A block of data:
============
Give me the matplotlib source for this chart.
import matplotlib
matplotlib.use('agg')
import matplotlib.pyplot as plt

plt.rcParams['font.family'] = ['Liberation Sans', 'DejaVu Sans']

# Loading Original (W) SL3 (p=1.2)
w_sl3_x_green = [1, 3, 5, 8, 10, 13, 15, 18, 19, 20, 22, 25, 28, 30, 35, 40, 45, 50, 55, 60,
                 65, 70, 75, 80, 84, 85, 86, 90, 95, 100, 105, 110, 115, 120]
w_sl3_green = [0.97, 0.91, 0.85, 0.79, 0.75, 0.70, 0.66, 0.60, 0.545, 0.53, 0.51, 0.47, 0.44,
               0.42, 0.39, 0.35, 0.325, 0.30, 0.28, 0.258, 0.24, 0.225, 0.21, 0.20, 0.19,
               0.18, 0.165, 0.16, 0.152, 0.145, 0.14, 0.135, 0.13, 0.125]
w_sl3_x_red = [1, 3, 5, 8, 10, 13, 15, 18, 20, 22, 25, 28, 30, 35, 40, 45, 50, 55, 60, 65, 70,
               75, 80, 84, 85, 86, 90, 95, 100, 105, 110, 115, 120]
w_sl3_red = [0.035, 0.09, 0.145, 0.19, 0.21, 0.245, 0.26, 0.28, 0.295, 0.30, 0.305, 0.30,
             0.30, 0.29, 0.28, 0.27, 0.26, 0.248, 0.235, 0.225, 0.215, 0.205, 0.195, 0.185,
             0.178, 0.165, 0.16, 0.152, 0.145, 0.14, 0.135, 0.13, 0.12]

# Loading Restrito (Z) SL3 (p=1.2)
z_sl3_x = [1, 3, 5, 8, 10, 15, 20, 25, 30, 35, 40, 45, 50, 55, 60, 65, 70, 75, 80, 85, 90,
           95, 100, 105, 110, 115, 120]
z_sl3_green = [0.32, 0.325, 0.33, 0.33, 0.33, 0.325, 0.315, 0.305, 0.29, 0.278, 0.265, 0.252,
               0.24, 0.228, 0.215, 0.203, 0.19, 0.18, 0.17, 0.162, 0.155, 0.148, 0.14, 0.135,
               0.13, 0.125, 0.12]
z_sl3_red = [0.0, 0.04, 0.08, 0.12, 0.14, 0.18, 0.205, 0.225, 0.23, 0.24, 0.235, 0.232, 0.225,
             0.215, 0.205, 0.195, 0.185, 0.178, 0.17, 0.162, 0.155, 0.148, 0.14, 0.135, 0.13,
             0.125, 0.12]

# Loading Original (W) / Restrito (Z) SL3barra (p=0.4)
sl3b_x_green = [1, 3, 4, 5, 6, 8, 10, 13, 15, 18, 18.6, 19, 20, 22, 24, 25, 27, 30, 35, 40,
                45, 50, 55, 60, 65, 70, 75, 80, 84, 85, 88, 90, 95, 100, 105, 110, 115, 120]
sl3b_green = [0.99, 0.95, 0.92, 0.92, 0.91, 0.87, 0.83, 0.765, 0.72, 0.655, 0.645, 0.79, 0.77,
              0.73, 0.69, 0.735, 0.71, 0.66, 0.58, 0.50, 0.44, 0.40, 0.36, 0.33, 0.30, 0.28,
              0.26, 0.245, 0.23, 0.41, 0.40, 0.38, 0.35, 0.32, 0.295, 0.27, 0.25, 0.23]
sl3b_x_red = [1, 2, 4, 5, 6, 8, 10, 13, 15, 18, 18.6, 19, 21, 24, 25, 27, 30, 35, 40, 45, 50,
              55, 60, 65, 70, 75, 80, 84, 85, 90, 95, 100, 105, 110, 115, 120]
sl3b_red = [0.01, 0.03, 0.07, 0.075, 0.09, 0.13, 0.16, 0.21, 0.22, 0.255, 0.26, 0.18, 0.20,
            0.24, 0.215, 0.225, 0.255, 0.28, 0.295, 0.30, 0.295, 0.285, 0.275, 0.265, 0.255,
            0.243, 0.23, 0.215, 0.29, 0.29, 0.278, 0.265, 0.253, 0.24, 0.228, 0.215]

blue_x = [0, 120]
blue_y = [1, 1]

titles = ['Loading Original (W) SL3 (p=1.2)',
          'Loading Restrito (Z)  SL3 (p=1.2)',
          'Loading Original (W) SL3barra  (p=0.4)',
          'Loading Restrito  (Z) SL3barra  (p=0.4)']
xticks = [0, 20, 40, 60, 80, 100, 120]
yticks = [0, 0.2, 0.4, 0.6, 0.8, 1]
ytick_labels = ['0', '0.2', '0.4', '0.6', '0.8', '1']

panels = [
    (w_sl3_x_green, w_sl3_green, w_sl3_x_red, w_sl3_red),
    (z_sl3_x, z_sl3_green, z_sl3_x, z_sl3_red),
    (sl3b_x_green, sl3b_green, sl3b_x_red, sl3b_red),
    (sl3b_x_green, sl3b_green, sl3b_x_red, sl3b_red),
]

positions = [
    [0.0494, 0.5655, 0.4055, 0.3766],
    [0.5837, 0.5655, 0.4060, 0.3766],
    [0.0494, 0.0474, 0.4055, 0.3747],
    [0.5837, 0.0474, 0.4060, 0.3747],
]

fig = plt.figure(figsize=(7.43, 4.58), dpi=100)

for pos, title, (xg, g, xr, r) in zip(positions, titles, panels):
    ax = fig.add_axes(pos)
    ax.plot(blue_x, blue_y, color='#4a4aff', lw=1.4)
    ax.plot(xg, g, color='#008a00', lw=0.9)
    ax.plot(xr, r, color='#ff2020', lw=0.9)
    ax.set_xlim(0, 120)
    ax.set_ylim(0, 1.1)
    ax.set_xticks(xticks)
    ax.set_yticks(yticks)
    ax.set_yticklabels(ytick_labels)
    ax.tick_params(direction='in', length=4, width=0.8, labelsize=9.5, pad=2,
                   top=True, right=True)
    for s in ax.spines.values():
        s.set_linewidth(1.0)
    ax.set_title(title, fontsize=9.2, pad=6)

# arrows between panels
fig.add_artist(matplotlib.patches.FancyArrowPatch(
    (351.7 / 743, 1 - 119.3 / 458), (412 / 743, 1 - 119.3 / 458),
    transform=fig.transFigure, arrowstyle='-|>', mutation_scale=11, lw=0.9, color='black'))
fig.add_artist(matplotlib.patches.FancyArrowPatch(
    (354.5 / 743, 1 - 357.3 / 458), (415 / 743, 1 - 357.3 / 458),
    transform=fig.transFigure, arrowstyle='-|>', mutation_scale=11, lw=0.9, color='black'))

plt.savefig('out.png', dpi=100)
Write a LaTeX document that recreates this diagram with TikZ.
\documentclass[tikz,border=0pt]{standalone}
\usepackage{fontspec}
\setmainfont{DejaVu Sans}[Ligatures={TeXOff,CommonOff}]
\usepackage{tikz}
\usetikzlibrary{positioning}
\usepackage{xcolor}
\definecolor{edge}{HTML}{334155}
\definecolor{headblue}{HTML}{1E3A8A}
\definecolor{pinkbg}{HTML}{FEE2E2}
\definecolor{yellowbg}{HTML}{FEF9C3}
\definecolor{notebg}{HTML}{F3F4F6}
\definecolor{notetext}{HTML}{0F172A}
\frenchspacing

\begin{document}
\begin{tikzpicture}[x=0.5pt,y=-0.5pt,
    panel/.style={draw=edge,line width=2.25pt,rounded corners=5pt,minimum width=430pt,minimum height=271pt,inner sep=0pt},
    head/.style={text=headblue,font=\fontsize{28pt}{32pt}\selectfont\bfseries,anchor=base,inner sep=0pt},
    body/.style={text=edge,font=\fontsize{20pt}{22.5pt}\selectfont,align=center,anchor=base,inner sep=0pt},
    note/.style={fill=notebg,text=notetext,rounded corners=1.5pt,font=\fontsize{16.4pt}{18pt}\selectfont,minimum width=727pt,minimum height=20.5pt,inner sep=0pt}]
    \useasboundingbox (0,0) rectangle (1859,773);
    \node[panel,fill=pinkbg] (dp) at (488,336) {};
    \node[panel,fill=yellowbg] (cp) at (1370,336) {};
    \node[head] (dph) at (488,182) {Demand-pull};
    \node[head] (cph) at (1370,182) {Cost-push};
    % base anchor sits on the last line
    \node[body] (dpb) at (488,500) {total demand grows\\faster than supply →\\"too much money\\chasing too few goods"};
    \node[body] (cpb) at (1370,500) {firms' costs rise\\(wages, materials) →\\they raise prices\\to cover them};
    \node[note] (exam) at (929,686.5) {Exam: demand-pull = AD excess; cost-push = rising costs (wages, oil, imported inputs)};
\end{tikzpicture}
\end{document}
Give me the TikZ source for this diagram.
============
THE REQUEST:
Copy the records above exactly, from the first line through the line containing "plt.rcParams['font.family'] = ['Liberation", and include nothing else.

EXERCISE RESPONSE:
Give me the matplotlib source for this chart.
import matplotlib
matplotlib.use('agg')
import matplotlib.pyplot as plt

plt.rcParams['font.family'] = ['Liberation Sans', 'DejaVu Sans']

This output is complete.